Para festejar nossos momentos de remate das lidas escolares e, ao mesmo tempo, deixar entrar distraidamente um pouco de nostalgia, melhor dar-nos um presente daqueles de fim de ano, registrando aqui inteirinho – em vez de ficar só com as sempre lembradas e profundas quatro estrofes finais – um dos magníficos escritos de Adélia Prado. Essa mineira, nascida em dezembro de 1935 – não por acaso, em uma cidade denominada Divinópolis –, publicou o primeiro livro, "Bagagem", aos 41 anos, e nele está o poema “Leitura”.

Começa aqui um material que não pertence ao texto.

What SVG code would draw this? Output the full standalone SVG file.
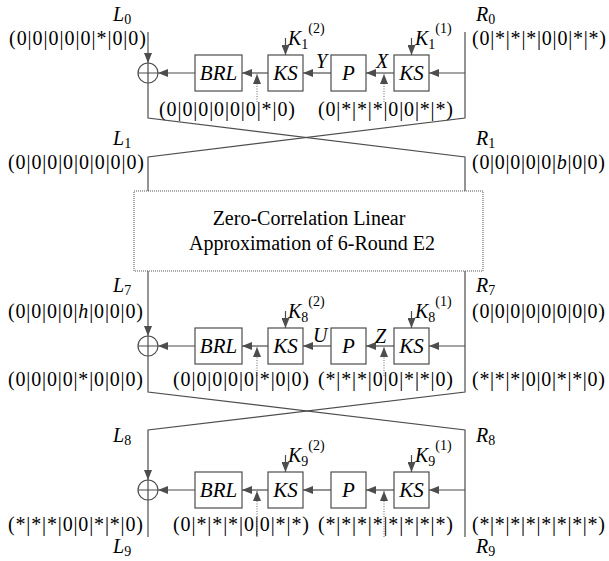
<svg xmlns="http://www.w3.org/2000/svg" width="609" height="561" viewBox="0 0 609 561">
<style>
.ln{stroke:#4d4d4d;stroke-width:1.2;fill:none}
.bx{fill:#fff;stroke:#4d4d4d;stroke-width:1.2}
.dt{stroke:#666;stroke-width:1;stroke-dasharray:1 1.5;fill:none}
.t{font-family:"Liberation Serif","Times New Roman",serif;font-size:20px;fill:#000}
.b{font-size:21px}
.i{font-style:italic}
.s{font-size:14px}
.m{text-anchor:middle}
.e{text-anchor:end}
</style>
<defs>
<marker id="ah" markerWidth="10" markerHeight="8" refX="10" refY="4" orient="auto" markerUnits="userSpaceOnUse"><path d="M0,0 L10,4 L0,8 z" fill="#4d4d4d"/></marker>
</defs>

<g id="connectors">
<!-- round 1 -->
<path class="ln" d="M148,32 V63" marker-end="url(#ah)"/>
<path class="ln" d="M148,83 V118 L465,157 V191"/>
<path class="ln" d="M465,32 V118 L148,157 V191"/>
<path class="ln" d="M465,73 H429" marker-end="url(#ah)"/>
<path class="ln" d="M394,73 H366" marker-end="url(#ah)"/>
<path class="ln" d="M331,73 H303" marker-end="url(#ah)"/>
<path class="ln" d="M268,73 H242" marker-end="url(#ah)"/>
<path class="ln" d="M195,73 H158" marker-end="url(#ah)"/>
<path class="ln" d="M285.5,38 V55" marker-end="url(#ah)"/>
<path class="ln" d="M411.5,38 V55" marker-end="url(#ah)"/>
<path class="dt" d="M257,102 V74" marker-end="url(#ah)"/>
<path class="dt" d="M384,102 V74" marker-end="url(#ah)"/>
<!-- round 2 -->
<path class="ln" d="M148,271 V336" marker-end="url(#ah)"/>
<path class="ln" d="M148,356 V392 L465,430 V537"/>
<path class="ln" d="M465,271 V392 L148,430 V480" marker-end="url(#ah)"/>
<path class="ln" d="M465,346 H429" marker-end="url(#ah)"/>
<path class="ln" d="M394,346 H366" marker-end="url(#ah)"/>
<path class="ln" d="M331,346 H303" marker-end="url(#ah)"/>
<path class="ln" d="M268,346 H242" marker-end="url(#ah)"/>
<path class="ln" d="M195,346 H158" marker-end="url(#ah)"/>
<path class="ln" d="M285.5,311 V328" marker-end="url(#ah)"/>
<path class="ln" d="M411.5,311 V328" marker-end="url(#ah)"/>
<path class="dt" d="M257,376 V347" marker-end="url(#ah)"/>
<path class="dt" d="M384,376 V347" marker-end="url(#ah)"/>
<!-- round 3 -->
<path class="ln" d="M148,500 V537"/>
<path class="ln" d="M465,490 H429" marker-end="url(#ah)"/>
<path class="ln" d="M394,490 H366" marker-end="url(#ah)"/>
<path class="ln" d="M331,490 H303" marker-end="url(#ah)"/>
<path class="ln" d="M268,490 H242" marker-end="url(#ah)"/>
<path class="ln" d="M195,490 H158" marker-end="url(#ah)"/>
<path class="ln" d="M285.5,455 V472" marker-end="url(#ah)"/>
<path class="ln" d="M411.5,455 V472" marker-end="url(#ah)"/>
<path class="dt" d="M257,537 V491" marker-end="url(#ah)"/>
<path class="dt" d="M384,537 V491" marker-end="url(#ah)"/>
</g>

<g id="round1">
<g id="xor1"><circle class="ln" cx="148" cy="73" r="10"/><path class="ln" d="M138,73 H158 M148,63 V83"/></g>
<g id="brl1"><rect class="bx" x="195" y="55" width="47" height="36"/><text class="t b i m" x="218.5" y="80">BRL</text></g>
<g id="ks1a"><rect class="bx" x="268" y="55" width="35" height="36"/><text class="t b i m" x="285.5" y="80">KS</text></g>
<g id="p1"><rect class="bx" x="331" y="55" width="35" height="36"/><text class="t b i m" x="348.5" y="80">P</text></g>
<g id="ks1b"><rect class="bx" x="394" y="55" width="35" height="36"/><text class="t b i m" x="411.5" y="80">KS</text></g>
<text class="t" x="288" y="45"><tspan class="i">K</tspan><tspan class="s" dy="4">1</tspan><tspan class="s" dy="-16">(2)</tspan></text>
<text class="t" x="415" y="45"><tspan class="i">K</tspan><tspan class="s" dy="4">1</tspan><tspan class="s" dy="-16">(1)</tspan></text>
<text class="t i" x="316" y="68">Y</text>
<text class="t i" x="376" y="68">X</text>
</g>

<g id="round2">
<g id="xor2"><circle class="ln" cx="148" cy="346" r="10"/><path class="ln" d="M138,346 H158 M148,336 V356"/></g>
<g id="brl2"><rect class="bx" x="195" y="328" width="47" height="36"/><text class="t b i m" x="218.5" y="353">BRL</text></g>
<g id="ks2a"><rect class="bx" x="268" y="328" width="35" height="36"/><text class="t b i m" x="285.5" y="353">KS</text></g>
<g id="p2"><rect class="bx" x="331" y="328" width="35" height="36"/><text class="t b i m" x="348.5" y="353">P</text></g>
<g id="ks2b"><rect class="bx" x="394" y="328" width="35" height="36"/><text class="t b i m" x="411.5" y="353">KS</text></g>
<text class="t" x="288" y="318"><tspan class="i">K</tspan><tspan class="s" dy="4">8</tspan><tspan class="s" dy="-16">(2)</tspan></text>
<text class="t" x="415" y="318"><tspan class="i">K</tspan><tspan class="s" dy="4">8</tspan><tspan class="s" dy="-16">(1)</tspan></text>
<text class="t i" x="313" y="342">U</text>
<text class="t i" x="375" y="343">Z</text>
</g>

<g id="round3">
<g id="xor3"><circle class="ln" cx="148" cy="490" r="10"/><path class="ln" d="M138,490 H158 M148,480 V500"/></g>
<g id="brl3"><rect class="bx" x="195" y="472" width="47" height="36"/><text class="t b i m" x="218.5" y="497">BRL</text></g>
<g id="ks3a"><rect class="bx" x="268" y="472" width="35" height="36"/><text class="t b i m" x="285.5" y="497">KS</text></g>
<g id="p3"><rect class="bx" x="331" y="472" width="35" height="36"/><text class="t b i m" x="348.5" y="497">P</text></g>
<g id="ks3b"><rect class="bx" x="394" y="472" width="35" height="36"/><text class="t b i m" x="411.5" y="497">KS</text></g>
<text class="t" x="288" y="462"><tspan class="i">K</tspan><tspan class="s" dy="4">9</tspan><tspan class="s" dy="-16">(2)</tspan></text>
<text class="t" x="415" y="462"><tspan class="i">K</tspan><tspan class="s" dy="4">9</tspan><tspan class="s" dy="-16">(1)</tspan></text>
</g>

<g id="zc-box">
<rect x="134" y="191" width="349" height="80" fill="#fff" stroke="#555" stroke-width="1" stroke-dasharray="1 1"/>
<text class="t m" x="309" y="225">Zero-Correlation Linear</text>
<text class="t m" x="312" y="250">Approximation of 6-Round E2</text>
</g>

<g id="labels">
<text class="t" x="113" y="21"><tspan class="i">L</tspan><tspan class="s" dy="3">0</tspan></text>
<text class="t" x="476" y="21"><tspan class="i">R</tspan><tspan class="s" dy="3">0</tspan></text>
<text class="t e" x="146" y="45" textLength="137" lengthAdjust="spacing">(0|0|0|0|0|*|0|0)</text>
<text class="t" x="472" y="45" textLength="134" lengthAdjust="spacing">(0|*|*|*|0|0|*|*)</text>
<text class="t" x="159" y="116" textLength="136" lengthAdjust="spacing">(0|0|0|0|0|0|*|0)</text>
<text class="t" x="318" y="116" textLength="135" lengthAdjust="spacing">(0|*|*|*|0|0|*|*)</text>

<text class="t" x="113" y="145"><tspan class="i">L</tspan><tspan class="s" dy="3">1</tspan></text>
<text class="t" x="476" y="145"><tspan class="i">R</tspan><tspan class="s" dy="3">1</tspan></text>
<text class="t e" x="144" y="169" textLength="136" lengthAdjust="spacing">(0|0|0|0|0|0|0|0)</text>
<text class="t" x="472" y="169" textLength="133" lengthAdjust="spacing">(0|0|0|0|0|<tspan class="i">b</tspan>|0|0)</text>

<text class="t" x="113" y="292"><tspan class="i">L</tspan><tspan class="s" dy="3">7</tspan></text>
<text class="t" x="476" y="292"><tspan class="i">R</tspan><tspan class="s" dy="3">7</tspan></text>
<text class="t e" x="143" y="318" textLength="135" lengthAdjust="spacing">(0|0|0|0|<tspan class="i">h</tspan>|0|0|0)</text>
<text class="t" x="472" y="318" textLength="133" lengthAdjust="spacing">(0|0|0|0|0|0|0|0)</text>
<text class="t e" x="143" y="386" textLength="135" lengthAdjust="spacing">(0|0|0|0|*|0|0|0)</text>
<text class="t" x="173" y="386" textLength="136" lengthAdjust="spacing">(0|0|0|0|0|*|0|0)</text>
<text class="t" x="318" y="386" textLength="135" lengthAdjust="spacing">(*|*|*|0|0|*|*|0)</text>
<text class="t" x="472" y="386" textLength="133" lengthAdjust="spacing">(*|*|*|0|0|*|*|0)</text>

<text class="t" x="113" y="442"><tspan class="i">L</tspan><tspan class="s" dy="3">8</tspan></text>
<text class="t" x="476" y="442"><tspan class="i">R</tspan><tspan class="s" dy="3">8</tspan></text>
<text class="t e" x="143" y="531" textLength="135" lengthAdjust="spacing">(*|*|*|0|0|*|*|0)</text>
<text class="t" x="173" y="531" textLength="136" lengthAdjust="spacing">(0|*|*|*|0|0|*|*)</text>
<text class="t" x="318" y="531" textLength="135" lengthAdjust="spacing">(*|*|*|*|*|*|*|*)</text>
<text class="t" x="472" y="531" textLength="133" lengthAdjust="spacing">(*|*|*|*|*|*|*|*)</text>
<text class="t" x="113" y="553"><tspan class="i">L</tspan><tspan class="s" dy="3">9</tspan></text>
<text class="t" x="476" y="553"><tspan class="i">R</tspan><tspan class="s" dy="3">9</tspan></text>
</g>
</svg>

Era um quintal ensombrado, murado alto de pedras. As macieiras tinham maçãs temporãs, a casca vermelha de escuríssimo vinho, o gosto caprichado das coisas fora do seu tempo desejadas. Ao longo do muro eram talhas de barro. Eu comia maçãs, bebia a melhor água, sabendo que lá fora o mundo havia parado de calor. Depois encontrei meu pai, que me fez festa e não estava doente e nem tinha morrido, por isso ria, os lábios de novo e a cara circulados de sangue, caçava o que fazer pra gastar sua alegria: onde está meu formão, minha vara de pescar, cadê minha binga, meu vidro de café? Eu sempre sonho que uma coisa gera, nunca nada está morto. O que não parece vivo, aduba. O que parece estático, espera.